Antonio Gramsci
Odio a los indiferentes. Creo, como Friedrich Hebbel, que “vivir significa tomar partido”. No
pueden existir quienes sean solamente hombres, extraños a la ciudad. Quien
realmente vive no puede no ser ciudadano, no tomar partido. La indiferencia es
apatía, es parasitismo, es cobardía, no es vida. Por eso odio a los
indiferentes. La indiferencia es el peso muerto de la historia. Es la bola de
plomo para el innovador, es la materia inerte en la que a menudo se ahogan los
entusiasmos más brillantes, es el pantano que rodea a la vieja ciudad y la
defiende mejor que la muralla más sólida, mejor que las corazas de sus
guerreros, que se traga a los asaltantes en su remolino de lodo, y los diezma y
los amilana, y en ocasiones los hace desistir de cualquier empresa heroica. La
indiferencia opera con fuerza en la historia. Opera pasivamente, pero opera. Es
la fatalidad, aquello con lo que no se puede contar, lo que altera los
programas, lo que trastorna los planes mejor elaborados, es la materia bruta
que se rebela contra la inteligencia y la estrangula. Lo que sucede, el mal que
se abate sobre todos, el posible bien que un acto heroico (de valor universal)

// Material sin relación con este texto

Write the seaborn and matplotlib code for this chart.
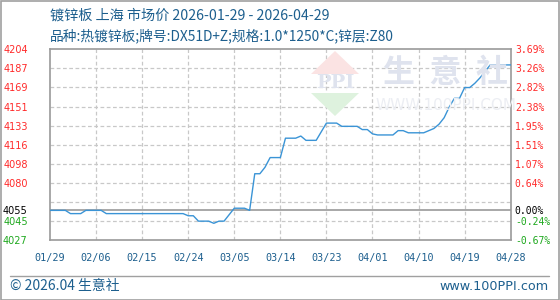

puede generar no es tanto debido a la iniciativa de los pocos que trabajan como
a la indiferencia, al absentismo de los muchos. Lo que ocurre no ocurre tanto
porque algunas personas quieren que eso ocurra, sino porque la masa de los
hombres abdica de su voluntad, deja hacer, deja que se aten los nudos que luego
sólo la espada puede cortar, deja promulgar leyes que después sólo la revuelta
podrá derogar, dejar subir al poder a los hombres que luego sólo un motín podrá
derrocar.

Puede leer también el texto original en lengua italiana
La fatalidad que parece dominar la historia no es otra que la apariencia ilusoria de esta indiferencia, de este absentismo. Los hechos maduran en la sombra, entre unas pocas manos, sin ningún tipo de control, que tejen la trama de la vida colectiva, y la masa ignora, porque no se preocupa. Los destinos de una época son manipulados según visiones estrechas, objetivos inmediatos, ambiciones y pasiones personales de pequeños grupos activos, y la masa de los hombres ignora, porque no se preocupa. Pero los hechos que han madurado llegan a confluir, pero la tela tejida en la sombra llega a buen término: y entonces parece ser la fatalidad la que lo arrolla todo y a todos, parece que la historia no sea más que un enorme fenómeno natural, una erupción, un terremoto, del que son víctimas todos, quien quería y quien no quería, quien lo sabía y quien no lo sabía, quien había estado activo y quien era indiferente. Y este último se irrita, querría escaparse de las consecuencias, querría dejar claro que el no quería, que el no es el responsable. Algunos lloriquean compasivamente, otros maldicen obscenamente, pero nadie o muy pocos se preguntan: si yo hubiera cumplido con mi deber, si hubiera tratado de hacer valer mi voluntad, mis ideas ¿habría ocurrido lo que paso? Pero nadie o muy pocos culpan a su propia indiferencia, a su escepticismo, a no haber ofrecido sus manos y su actividad a los grupos de ciudadanos que, precisamente para evitar ese mal, combatían, proponiéndose procurar un bien. La mayoría de ellos, sin embargo, pasados los acontecimientos, prefiere hablar del fracaso de los ideales, de programas definitivamente en ruinas y de otras lindezas similares. Recomienzan así su rechazo de cualquier responsabilidad. Y no es que ya no vean las cosas claras, y que a veces no sean capaces de pensar en hermosas soluciones a los problemas más urgentes o que, si bien requieren una gran preparación y tiempo, sin embargo, son igualmente urgentes. Pero estas soluciones resultan bellamente infecundas, y esa contribución a la vida colectiva no está motivada por ninguna luz moral; es producto de la curiosidad intelectual, no de un fuerte sentido de la responsabilidad histórica que quiere a todos activos en la vida, que no admite agnosticismos e indiferencias de ningún género.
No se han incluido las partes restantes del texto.